Peter (Stipe Erceg) and Jan (Daniel Brühl) case the neighborhoods of the well-to-do in Jan's van. Peter, who once worked installing burglar alarms, has maintained a list of the various systems and which house has what; needless to say, he is quite capable of disabling that which he once enabled. The two have never been caught, and they even make the papers sometimes.

But in the tradition of so many male-bonding movies, a woman gets involved and screws up everything. Jule (Julia Jentsch) is Peter's girlfriend, on the verge of eviction and in tremendous debt as a result of a car accident (her fault) that left her owing 94,500 euros to a businessman named Hardenberg (Burghart Klaussner) and working several horrible customer-service jobs to pay things off. When Peter goes away for the weekend, leaving Jule alone with his roommate Jan, she finds out about their night trips and insists on doing one herself -- to Hardenberg's house. It's an exciting excursion, and the adrenaline rush puts a little illicit romance in the air.

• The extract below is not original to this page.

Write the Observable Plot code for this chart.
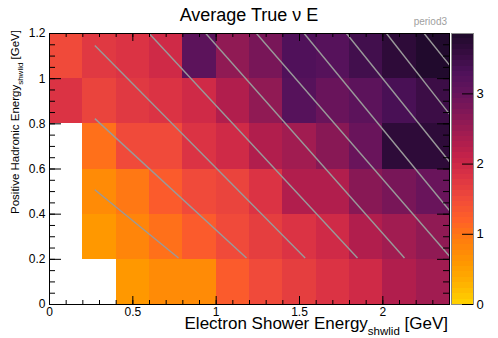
<!DOCTYPE html>
<html>
<head>
<meta charset="utf-8">
<script src="https://cdn.jsdelivr.net/npm/d3@7"></script>
<script src="https://cdn.jsdelivr.net/npm/@observablehq/plot@0.6"></script>
<style>
  body { margin: 0; background: #fff; }
  #chart { position: relative; width: 498px; height: 338px; background: #fff; font-family: "Liberation Sans", Arial, sans-serif; }
  #chart svg { position: absolute; top: 0; }
</style>
</head>
<body>
<div id="chart"></div>
<script>
// ---- data ----
const xEdges = [0, 0.2, 0.4, 0.6, 0.8, 1.0, 1.2, 1.4, 1.6, 1.8, 2.0, 2.2, 2.4];
const yEdges = [0, 0.2, 0.4, 0.6, 0.8, 1.0, 1.2];
// average true nu E per bin, rows from y=0 upward (null = empty bin)
const rowY0 = [null, null, 0.55, 0.7, 0.75, 1.3, 1.5, 1.65, 1.8, 2.0, 2.25, 2.45];
const rowY1 = [null, 0.55, 0.8, 1.05, 1.25, 1.5, 1.65, 1.8, 2.0, 2.25, 2.45, 2.6];
const rowY2 = [null, 0.75, 1.0, 1.25, 1.5, 1.6, 1.8, 2.25, 2.3, 2.65, 2.8, 2.95];
const rowY3 = [null, 1.05, 1.5, 1.5, 1.8, 2.0, 2.25, 2.45, 2.65, 2.95, 3.7, 3.7];
const rowY4 = [1.8, 1.55, 1.7, 1.85, 1.95, 2.25, 2.6, 3.2, 2.95, 3.15, 3.35, 3.5];
const rowY5 = [1.5, 1.7, 1.8, 2.0, 3.1, 2.6, 2.8, 3.3, 3.2, 3.45, 3.65, 3.85];
// gray guide lines (endpoints in data units)
const lineX1 = [0.272, 0.272, 0.272, 0.598, 0.938, 1.242, 1.528, 1.782, 2.022, 2.248];
const lineY1 = [0.508, 0.823, 1.147, 1.2, 1.2, 1.2, 1.2, 1.2, 1.2, 1.2];
const lineX2 = [0.774, 1.182, 1.534, 1.848, 2.13, 2.4, 2.4, 2.4, 2.4, 2.4];
const lineY2 = [0.206, 0.206, 0.206, 0.206, 0.206, 0.214, 0.416, 0.632, 0.843, 1.06];
// ticks
const xMajor = [0, 0.5, 1, 1.5, 2];
const yMajor = [0, 0.2, 0.4, 0.6, 0.8, 1, 1.2];
const zTicks = [0, 1, 2, 3];
const zMax = 3.86;
const nBands = 50;
// palette stops
const stopV = [0, 0.3, 0.6, 0.9, 1.2, 1.5, 1.8, 2.1, 2.4, 2.7, 3.0, 3.3, 3.6, 3.86];
const stopC = ["#ffd400", "#ffb000", "#ff9600", "#ff7e0e", "#ff6028", "#f04a3a", "#dc3444",
               "#c42249", "#a41c50", "#841856", "#66145c", "#4e115a", "#340c3e", "#1e0a2a"];

// ---- build ----
const rows = [rowY0, rowY1, rowY2, rowY3, rowY4, rowY5];
const cells = [];
rows.forEach((r, j) => r.forEach((v, i) => {
  if (v != null) cells.push({x1: xEdges[i], x2: xEdges[i + 1], y1: yEdges[j], y2: yEdges[j + 1], v});
}));
const lines = lineX1.map((d, i) => ({x1: d, y1: lineY1[i], x2: lineX2[i], y2: lineY2[i]}));

const step = zMax / nBands;
const thresholds = d3.range(1, nBands).map(k => k * step);
const interp = d3.scaleLinear().domain(stopV).range(stopC).interpolate(d3.interpolateRgb).clamp(true);
const bandColors = d3.range(nBands).map(k => interp((k + 0.5) * step));
const colorScale = {type: "threshold", domain: thresholds, range: bandColors};

const W = 498, H = 338, mL = 49, mR = 49, mT = 33, mB = 34;
const FW = W - mL - mR, FH = H - mT - mB;
const xMinor = d3.range(0, 25).map(i => i / 10);
const yMinor = d3.range(0, 25).map(i => i / 20);
const font = "Liberation Sans, Arial, sans-serif";

const main = Plot.plot({
  width: W, height: H,
  marginLeft: mL, marginRight: mR, marginTop: mT, marginBottom: mB,
  style: {fontFamily: font, fontSize: "12px", background: "transparent"},
  x: {domain: [0, 2.4], label: null},
  y: {domain: [0, 1.2], label: null},
  color: colorScale,
  marks: [
    Plot.rect(cells, {x1: "x1", x2: "x2", y1: "y1", y2: "y2", fill: "v", shapeRendering: "crispEdges"}),
    Plot.link(lines, {x1: "x1", y1: "y1", x2: "x2", y2: "y2", stroke: "#9a9a9a", strokeWidth: 1.4}),
    Plot.ruleX(xMinor, {x: d => d, insetTop: FH - 4, stroke: "black"}),
    Plot.ruleX(xMajor, {x: d => d, insetTop: FH - 8, stroke: "black"}),
    Plot.ruleX(xMinor, {x: d => d, insetBottom: FH - 4, stroke: "black"}),
    Plot.ruleX(xMajor, {x: d => d, insetBottom: FH - 8, stroke: "black"}),
    Plot.ruleY(yMinor, {y: d => d, insetRight: FW - 6, stroke: "black"}),
    Plot.ruleY(yMajor, {y: d => d, insetRight: FW - 12, stroke: "black"}),
    Plot.ruleY(yMinor, {y: d => d, insetLeft: FW - 6, stroke: "black"}),
    Plot.ruleY(yMajor, {y: d => d, insetLeft: FW - 12, stroke: "black"}),
    Plot.frame({stroke: "black", strokeWidth: 1}),
    Plot.axisX(xMajor, {anchor: "bottom", tickSize: 0, tickPadding: 3, tickFormat: d => String(d), fontSize: 12}),
    Plot.axisY(yMajor, {anchor: "left", tickSize: 0, tickPadding: 4, tickFormat: d => String(d), fontSize: 12})
  ]
});
main.style.left = "0px";

const bands = d3.range(nBands).map(k => ({lo: k * step, hi: (k + 1) * step, mid: (k + 0.5) * step}));
const cbW = 49;
const cbar = Plot.plot({
  width: cbW, height: H,
  marginLeft: 2, marginRight: 25, marginTop: mT, marginBottom: mB,
  style: {fontFamily: font, fontSize: "13px", background: "transparent", overflow: "visible"},
  x: {domain: [0, 1], axis: null},
  y: {domain: [0, zMax], label: null},
  color: colorScale,
  marks: [
    Plot.rect(bands, {x1: d => 0, x2: d => 1, y1: "lo", y2: "hi", fill: "mid", shapeRendering: "crispEdges"}),
    Plot.frame({stroke: "#8a8a8a", strokeWidth: 1}),
    Plot.ruleY(zTicks, {y: d => d, insetLeft: 11, stroke: "black"}),
    Plot.axisY(zTicks, {anchor: "right", tickSize: 0, tickPadding: 3, tickFormat: d => String(d), fontSize: 13})
  ]
});
cbar.style.left = (W - mR) + "px";

const chart = document.getElementById("chart");
chart.appendChild(main);
chart.appendChild(cbar);

// ---- titles (text overlay) ----
const ns = "http://www.w3.org/2000/svg";
const ov = document.createElementNS(ns, "svg");
ov.setAttribute("width", W); ov.setAttribute("height", H);
ov.style.left = "0px"; ov.style.pointerEvents = "none";
ov.setAttribute("font-family", font);
function txt(attrs, parts) {
  const t = document.createElementNS(ns, "text");
  for (const k in attrs) t.setAttribute(k, attrs[k]);
  parts.forEach(p => {
    const s = document.createElementNS(ns, "tspan");
    s.textContent = p.t;
    if (p.size) s.setAttribute("font-size", p.size);
    if (p.dy) s.setAttribute("dy", p.dy);
    t.appendChild(s);
  });
  ov.appendChild(t);
}
txt({x: 249, y: 21, "text-anchor": "middle", "font-size": 18, fill: "black"}, [{t: "Average True \u03bd E"}]);
txt({x: 447, y: 25, "text-anchor": "end", "font-size": 10, fill: "#a0a0a0"}, [{t: "period3"}]);
txt({x: 448, y: 329, "text-anchor": "end", "font-size": 17, fill: "black"},
    [{t: "Electron Shower Energy"}, {t: "shwlid", size: 11.5, dy: 6}, {t: "\u00a0[GeV]", dy: -6}]);
txt({transform: "translate(19,30) rotate(-90)", "text-anchor": "end", "font-size": 11.5, fill: "black"},
    [{t: "Positive Hadronic Energy"}, {t: "shwlid", size: 8, dy: 4}, {t: "\u00a0[GeV]", dy: -4}]);
chart.appendChild(ov);
</script>
</body>
</html>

The next day, things aren't so good -- Peter has returned, unaware that his girl is now into his best friend; and Jule has somehow left her cell phone at Hardenberg's.

If you're planning to see the movie, stop reading now -- revealing what happens next may kill the suspense of a key scene, but it's essential to mention in discussing the movie's overall themes.

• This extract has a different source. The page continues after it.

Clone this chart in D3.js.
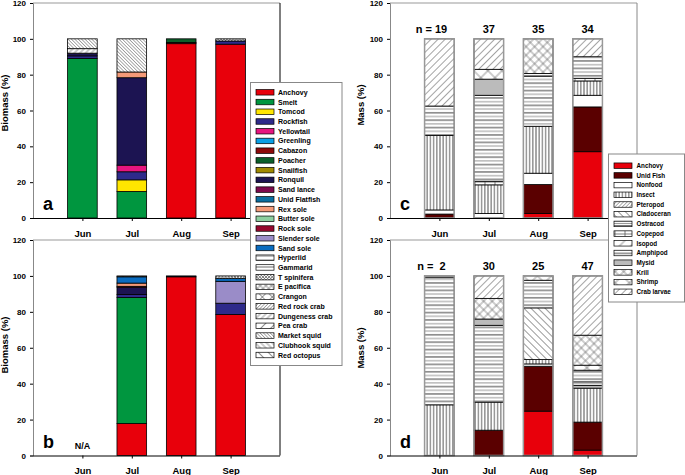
<!DOCTYPE html>
<html><head><meta charset="utf-8">
<script src="https://cdn.jsdelivr.net/npm/d3@7"></script>
<style>
body{margin:0;background:#fff}
svg{display:block;font-family:"Liberation Sans",Arial,sans-serif;font-weight:bold}
</style></head>
<body><svg id="chart" width="685" height="475"></svg>
<script>
// ---------------- DATA ----------------
const months = ["Jun", "Jul", "Aug", "Sep"];
const yTicks = [0, 20, 40, 60, 80, 100, 120];

const fishPrey = ["Anchovy","Smelt","Tomcod","Rockfish","Yellowtail","Greenling","Cabazon","Poacher","Snailfish","Ronquil","Sand lance","Unid Flatfish","Rex sole","Butter sole","Rock sole","Slender sole","Sand sole","Hyperiid","Gammarid","T spinifera","E pacifica","Crangon","Red rock crab","Dungeness crab","Pea crab","Market squid","Clubhook squid","Red octopus"];
const smallPrey = ["Anchovy","Unid Fish","Nonfood","Insect","Pteropod","Cladoceran","Ostracod","Copepod","Isopod","Amphipod","Mysid","Krill","Shrimp","Crab larvae"];

// panel a : biomass (%)
const aJun = [["Smelt",89],["Rockfish",1.5],["Ronquil",1.5],["Dungeness crab",2.5],["Market squid",5.5]];
const aJul = [["Smelt",14.8],["Tomcod",6.5],["Rockfish",4.5],["Yellowtail",3.7],["Ronquil",48.8],["Rex sole",3.2],["Market squid",18.5]];
const aAug = [["Anchovy",97.3],["Cabazon",0.7],["Poacher",2]];
const aSep = [["Anchovy",97],["Rockfish",1.8],["T spinifera",1.2]];
// panel b : biomass (%)
const bJun = [];
const bJul = [["Anchovy",17.8],["Smelt",70.2],["Rockfish",1.6],["Ronquil",4.1],["Rock sole",0.5],["Rex sole",1.8],["Sand sole",3.5],["Red octopus",0.5]];
const bAug = [["Anchovy",99.5],["Ronquil",0.5]];
const bSep = [["Anchovy",78.5],["Rockfish",6.3],["Slender sole",12.2],["Sand sole",1.5],["T spinifera",1.5]];
// panel c : mass (%)
const cJun = [["Unid Fish",2.2],["Nonfood",2.3],["Insect",41.5],["Amphipod",16.5],["Crab larvae",37.5]];
const cJul = [["Nonfood",2.5],["Insect",16],["Copepod",2],["Amphipod",48],["Mysid",9],["Shrimp",5.5],["Crab larvae",17]];
const cAug = [["Anchovy",2.5],["Unid Fish",16.2],["Nonfood",6.3],["Insect",26.2],["Amphipod",28],["Ostracod",1.5],["Krill",19.3]];
const cSep = [["Anchovy",37],["Unid Fish",25],["Nonfood",6.5],["Insect",8],["Copepod",1.5],["Amphipod",12],["Crab larvae",10]];
const cN = [19, 37, 35, 34];
// panel d : mass (%)
const dJun = [["Insect",28.2],["Amphipod",70.8],["Ostracod",1]];
const dJul = [["Unid Fish",14.1],["Insect",15.6],["Amphipod",42.8],["Mysid",3.5],["Krill",11.5],["Crab larvae",12.5]];
const dAug = [["Anchovy",24.7],["Unid Fish",25],["Nonfood",1.3],["Insect",2.4],["Cladoceran",28.8],["Amphipod",15.4],["Shrimp",2.4]];
const dSep = [["Anchovy",3],["Unid Fish",15.6],["Insect",18.9],["Mysid",1.5],["Ostracod",2],["Amphipod",6.5],["Shrimp",2.8],["Krill",16.7],["Crab larvae",33]];
const dN = [2, 30, 25, 47];

// ---------------- STYLES ----------------
const svg = d3.select("#chart");
const defs = svg.append("defs");
let pid = 0;
function linePat(angle, spacing, color, w, cross) {
  const id = "p" + (pid++);
  const p = defs.append("pattern").attr("id", id).attr("patternUnits", "userSpaceOnUse")
    .attr("width", spacing).attr("height", spacing).attr("patternTransform", `rotate(${angle})`);
  p.append("rect").attr("width", spacing).attr("height", spacing).attr("fill", "#fff");
  p.append("line").attr("x1", spacing/2).attr("x2", spacing/2).attr("y1", 0).attr("y2", spacing)
    .attr("stroke", color).attr("stroke-width", w);
  if (cross) p.append("line").attr("y1", spacing/2).attr("y2", spacing/2).attr("x1", 0).attr("x2", spacing)
    .attr("stroke", color).attr("stroke-width", w);
  return `url(#${id})`;
}
function customPat(w, h, lines) {
  const id = "p" + (pid++);
  const p = defs.append("pattern").attr("id", id).attr("patternUnits", "userSpaceOnUse").attr("width", w).attr("height", h);
  p.append("rect").attr("width", w).attr("height", h).attr("fill", "#fff");
  lines.forEach(l => p.append("line").attr("x1", l[0]).attr("y1", l[1]).attr("x2", l[2]).attr("y2", l[3])
    .attr("stroke", l[4]).attr("stroke-width", l[5]));
  return `url(#${id})`;
}
const fishFill = {
  "Anchovy":"#e8000b","Smelt":"#00963f","Tomcod":"#ffe600","Rockfish":"#2e2a8a","Yellowtail":"#e6157f",
  "Greenling":"#0aa0e6","Cabazon":"#8c0a0a","Poacher":"#0b5f2a","Snailfish":"#a08a00","Ronquil":"#1c1452",
  "Sand lance":"#7c0a4c","Unid Flatfish":"#0a6ea0","Rex sole":"#f49a78","Butter sole":"#8ccfa0","Rock sole":"#96082e",
  "Slender sole":"#9a8cc8","Sand sole":"#0a6cc0",
  "Hyperiid": customPat(6, 6, [[0,2,6,2,"#444",0.7],[0,4,6,4,"#444",0.7]]),
  "Gammarid": customPat(6, 6, [[0,3,6,3,"#444",0.8]]),
  "T spinifera": linePat(45, 2.2, "#777", 0.7, true),
  "E pacifica": linePat(45, 4, "#555", 0.6, true),
  "Crangon": linePat(45, 7, "#555", 0.6, true),
  "Red rock crab": linePat(45, 2.4, "#777", 0.6),
  "Dungeness crab": linePat(45, 4, "#555", 0.6),
  "Pea crab": linePat(45, 7, "#444", 0.6),
  "Market squid": linePat(-45, 2.4, "#777", 0.6),
  "Clubhook squid": linePat(-45, 4, "#555", 0.6),
  "Red octopus": linePat(-45, 7, "#444", 0.6)
};
const smallFill = {
  "Anchovy":"#e8000b","Unid Fish":"#5a0000","Nonfood":"#ffffff",
  "Insect": linePat(0, 3.2, "#333", 0.8),
  "Pteropod": linePat(45, 2.6, "#777", 0.6),
  "Cladoceran": linePat(-45, 5, "#555", 0.6),
  "Ostracod": customPat(4, 2.2, [[0,1.1,4,1.1,"#777",0.8]]),
  "Copepod": customPat(10, 4, [[0,2,10,2,"#444",0.7],[5,0,5,4,"#444",0.7]]),
  "Isopod": linePat(45, 8, "#555", 0.6),
  "Amphipod": customPat(6, 7.4, [[0,1.8,6,1.8,"#222",0.9],[0,5.5,6,5.5,"#888",0.9]]),
  "Mysid": linePat(45, 2, "#777", 0.6, true),
  "Krill": linePat(45, 6, "#555", 0.6, true),
  "Shrimp": linePat(45, 10, "#555", 0.6, true),
  "Crab larvae": linePat(45, 5, "#666", 0.6)
};

// ---------------- LAYOUT ----------------
const panels = [
  {data:[aJun,aJul,aAug,aSep], fill:fishFill, left:33, right:280, top:3, bottom:218, ylab:"Biomass (%)", ylabX:8, ylabY:103, letter:"a", gray:false},
  {data:[bJun,bJul,bAug,bSep], fill:fishFill, left:33, right:280, top:240, bottom:455.5, ylab:"Biomass (%)", ylabX:8, ylabY:345, letter:"b", gray:false, na:true},
  {data:[cJun,cJul,cAug,cSep], fill:smallFill, left:390, right:637, top:3, bottom:218, ylab:"Mass (%)", ylabX:364, ylabY:105, letter:"c", gray:true, n:cN},
  {data:[dJun,dJul,dAug,dSep], fill:smallFill, left:390, right:637, top:240, bottom:455.5, ylab:"Mass (%)", ylabX:364, ylabY:348, letter:"d", gray:true, n:dN}
];

panels.forEach(p => {
  const g = svg.append("g");
  const y = d3.scaleLinear().domain([0, 120]).range([p.bottom, p.top]);
  const x = d3.scalePoint().domain(months).range([p.left, p.right]).padding(1);
  const bw = x.step() * 0.6;

  // frame
  g.append("line").attr("x1", p.left).attr("x2", p.right).attr("y1", p.top).attr("y2", p.top).attr("stroke", "#999").attr("stroke-width", 1);
  g.append("line").attr("x1", p.right).attr("x2", p.right).attr("y1", p.top).attr("y2", p.bottom).attr("stroke", p.gray ? "#888" : "#000").attr("stroke-width", 1);

  // bars
  p.data.forEach((segs, i) => {
    let cum = 0;
    const cx = x(months[i]);
    segs.forEach(([name, v]) => {
      g.append("rect").attr("x", cx - bw/2).attr("width", bw)
        .attr("y", y(cum + v)).attr("height", y(cum) - y(cum + v))
        .attr("fill", p.fill[name]).attr("stroke", "#000").attr("stroke-width", 0.8);
      cum += v;
    });
    if (p.gray && segs.length) {
      g.append("rect").attr("x", cx - bw/2).attr("width", bw).attr("y", y(cum)).attr("height", y(0) - y(cum))
        .attr("fill", "none").attr("stroke", "#999").attr("stroke-width", 1.5);
    }
  });

  // axes
  const ya = g.append("g").attr("transform", `translate(${p.left},0)`)
    .call(d3.axisLeft(y).tickValues(yTicks).tickSize(3).tickPadding(4));
  ya.select(".domain").attr("stroke", "#888");
  ya.selectAll("text").attr("font-size", 8).attr("font-family", "Liberation Sans, Arial, sans-serif").attr("font-weight", "bold");
  const xa = g.append("g").attr("transform", `translate(0,${p.bottom})`)
    .call(d3.axisBottom(x).tickSize(3).tickPadding(9));
  xa.select(".domain").attr("d", `M${p.left},0.5H${p.right}`).attr("stroke", "#000");
  xa.selectAll("text").attr("font-size", 9.5).attr("font-family", "Liberation Sans, Arial, sans-serif").attr("font-weight", "bold");

  // labels
  g.append("text").attr("transform", `translate(${p.ylabX},${p.ylabY}) rotate(-90)`).attr("text-anchor", "middle")
    .attr("font-size", 9.5).text(p.ylab);
  g.append("text").attr("x", p.left + 10).attr("y", p.bottom - 8).attr("font-size", 18).text(p.letter);
  if (p.na) g.append("text").attr("x", x("Jun")).attr("y", p.bottom - 6.5).attr("text-anchor", "middle").attr("font-size", 9).text("N/A");
  if (p.n) {
    p.n.forEach((n, i) => {
      g.append("text").attr("x", x(months[i]) + (i === 0 ? -8 : 0)).attr("y", y(100) - 6).attr("text-anchor", "middle")
        .attr("font-size", 11).attr("xml:space", "preserve").text(i === 0 ? (n < 10 ? "n =  " + n : "n = " + n) : n);
    });
  }
});

// ---------------- LEGENDS ----------------
function legend(items, fills, x0, y0, w, h, rowY0, dy, sw, sh, tx, fs) {
  const g = svg.append("g");
  g.append("rect").attr("x", x0).attr("y", y0).attr("width", w).attr("height", h)
    .attr("fill", "#fff").attr("stroke", "#888").attr("stroke-width", 1);
  items.forEach((name, i) => {
    const yy = rowY0 + i * dy;
    g.append("rect").attr("x", x0 + 5.5).attr("y", yy - sh/2).attr("width", sw).attr("height", sh)
      .attr("fill", fills[name]).attr("stroke", "#000").attr("stroke-width", 0.7);
    g.append("text").attr("x", x0 + tx).attr("y", yy + fs*0.36).attr("font-size", fs).text(name);
  });
}
legend(fishPrey, fishFill, 250.5, 82.5, 91.5, 283, 92.3, 9.73, 18, 5.5, 27.5, 7);
legend(smallPrey, smallFill, 608.5, 154, 76, 148, 165.7, 9.7, 18, 5.5, 28, 6.3);
</script></body></html>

Okay, so Jan and Jule, still not letting anything on to Peter, go back to Hardenberg's house, only to have the man himself return home unexpectedly. He seems to be the complete caricature of yuppie assholery, even down to the white sweater tied around his neck as a fashion accessory. He reacts rather badly, to say the least, so the two "Edukators" knock him out, tie him up, and call Peter to beg for his help. The decision is made to kidnap Hardenberg and take him to the country, where they will figure out the next move.

The degree to which one sympathizes with the movie's protagonists might depend on the age of the viewer; Hardenberg himself even trots out that tiresome cliché about people who are under 30 and not liberal having no heart, and people who are over 30 and liberal having no brains. Politics aside, though, viewers who work minimum-wage customer-service jobs as Jule does are more likely to feel her pain, while those who once did such work might look back on it as a necessary, character-building first step toward a greater goal. Unlike in, say, Fight Club, which featured a similar "educational" movement called Project Mayhem, director Hans Weingartner does not hedge his bets on the notion of whether simple-minded anarchy is any better than societal conformity -- his heart is with the Edukators, period.

The only moral ambiguity comes from Hardenberg, well played by Klaussner (who previously played Brühl's father in Good Bye, Lenin!). He seems to be the very model of stiflingly boring capitalism, but he reveals he was once a student radical too. Or was he? It could be a trick to make his kidnappers more sympathetic. Interestingly enough, the German version of this film has an additional scene at the end that the U.S. cut does not, which implies a different shade of meaning to Hardenberg's motives than one might otherwise conclude.

So yeah, rich people who waste money on frivolous things do kinda suck, and the world might be better if they gave more of their disposable cash to the poor. But is breaking into their houses and rearranging the furniture going to change any of that? Near the film's end, the trio comes up with a more radical plan to take on the anaesthetizing effects of TV and pharmaceuticals (though the threesome gets drunk and stoned all the time, an irony barely noted). Had the movie dealt with their Plan B, it would be more thought-provoking. The thoughts raised here are mostly of a technical kind, mainly that the entire film is shot on handheld digital with no artificial lighting and it looks fine, which should inspire other would-be directors who can't afford lights or tripods. Maybe some of these filmmakers will even give us an edukation.